Autor: Pügge C; Department of Cellular and Integrative Physiology, University of Nebraska Medical Center, Omaha, Nebraska., Mediratta J; Department of Cellular and Integrative Physiology, University of Nebraska Medical Center, Omaha, Nebraska., Marcus NJ; Department of Cellular and Integrative Physiology, University of Nebraska Medical Center, Omaha, Nebraska., Schultz HD; Department of Cellular and Integrative Physiology, University of Nebraska Medical Center, Omaha, Nebraska., Schiller AM; Department of Cellular and Integrative Physiology, University of Nebraska Medical Center, Omaha, Nebraska., Zucker IH; Department of Cellular and Integrative Physiology, University of Nebraska Medical Center, Omaha, Nebraska izucker@unmc.edu.
Jazyk: angličtina
Zdroj: Journal of applied physiology (Bethesda, Md. : 1985) [J Appl Physiol (1985)] 2016 Feb 01; Vol. 120 (3), pp. 334-43. Date of Electronic Publication: 2015 Nov 25.
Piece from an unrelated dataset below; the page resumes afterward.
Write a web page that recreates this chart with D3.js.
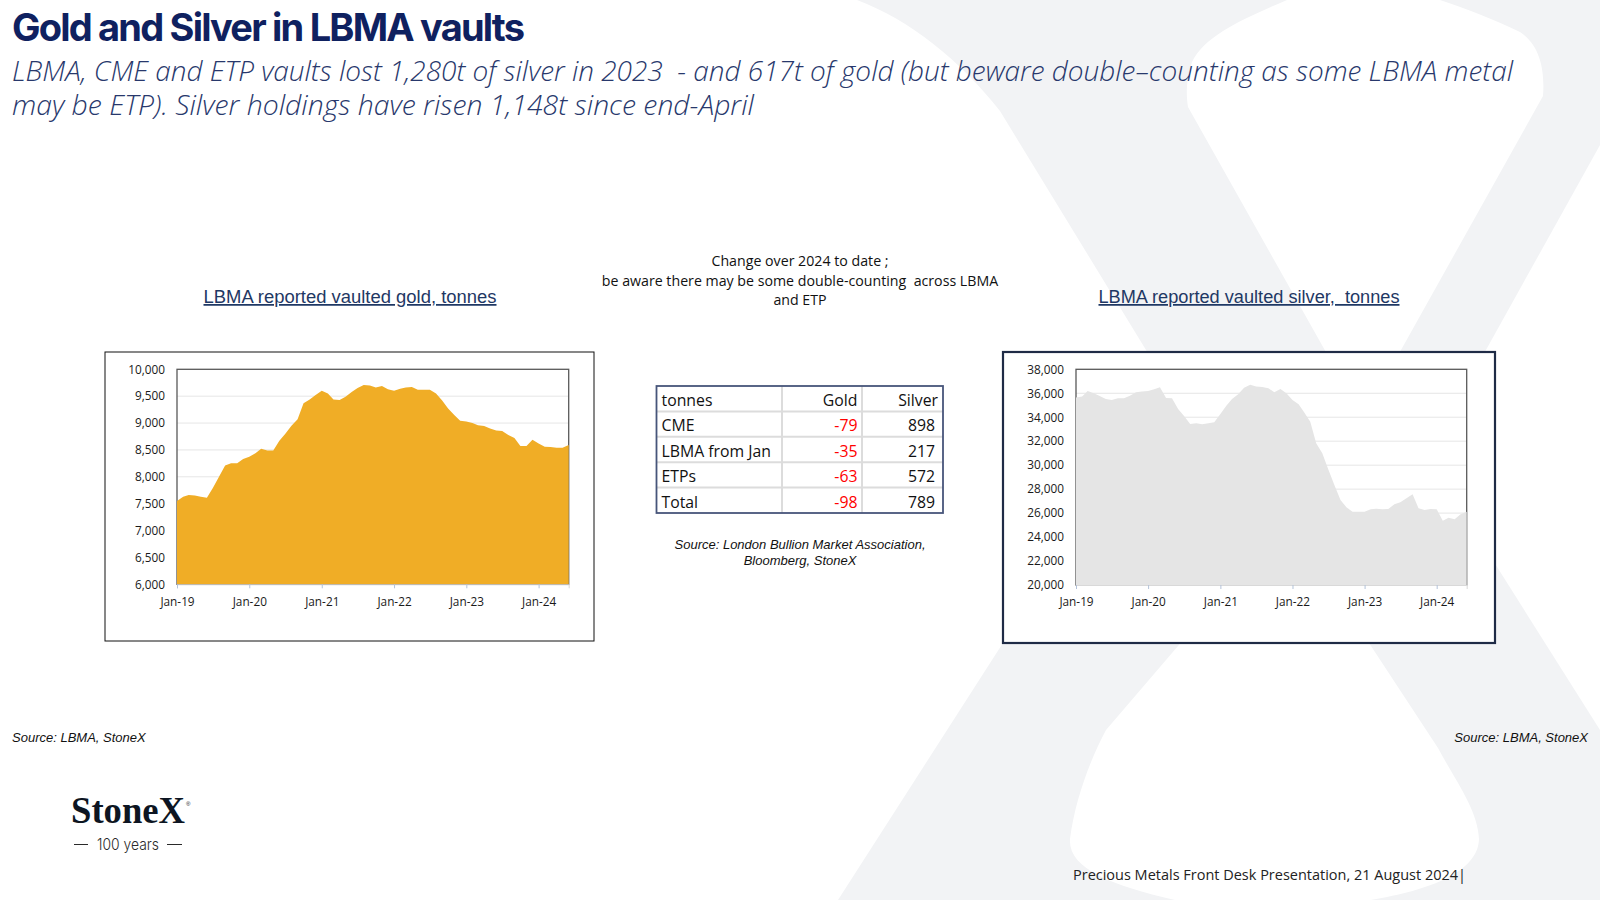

DOI: 10.1152/japplphysiol.00320.2015
Abstrakt: Recent data suggest that exercise training (ExT) is beneficial in chronic heart failure (CHF) because it improves autonomic and peripheral vascular function. In this study, we hypothesized that ExT in the CHF state ameliorates the renal vasoconstrictor responses to hypoxia and that this beneficial effect is mediated by changes in α1-adrenergic receptor activation. CHF was induced in rabbits. Renal blood flow (RBF) and renal vascular conductance (RVC) responses to 6 min of 5% isocapnic hypoxia were assessed in the conscious state in sedentary (SED) and ExT rabbits with CHF with and without α1-adrenergic blockade. α1-adrenergic receptor expression in the kidney cortex was also evaluated. A significant decline in baseline RBF and RVC and an exaggerated renal vasoconstriction during acute hypoxia occurred in CHF-SED rabbits compared with the prepaced state (P < 0.05). ExT diminished the decline in baseline RBF and RVC and restored changes during hypoxia to those of the prepaced state. α1-adrenergic blockade partially prevented the decline in RBF and RVC in CHF-SED rabbits and eliminated the differences in hypoxia responses between SED and ExT animals. Unilateral renal denervation (DnX) blocked the hypoxia-induced renal vasoconstriction in CHF-SED rabbits. α1-adrenergic protein in the renal cortex of animals with CHF was increased in SED animals and normalized after ExT. These data provide evidence that the acute decline in RBF during hypoxia is caused entirely by the renal nerves but is only partially mediated by α1-adrenergic receptors. Nonetheless, α1-adrenergic receptors play an important role in the beneficial effects of ExT in the kidney.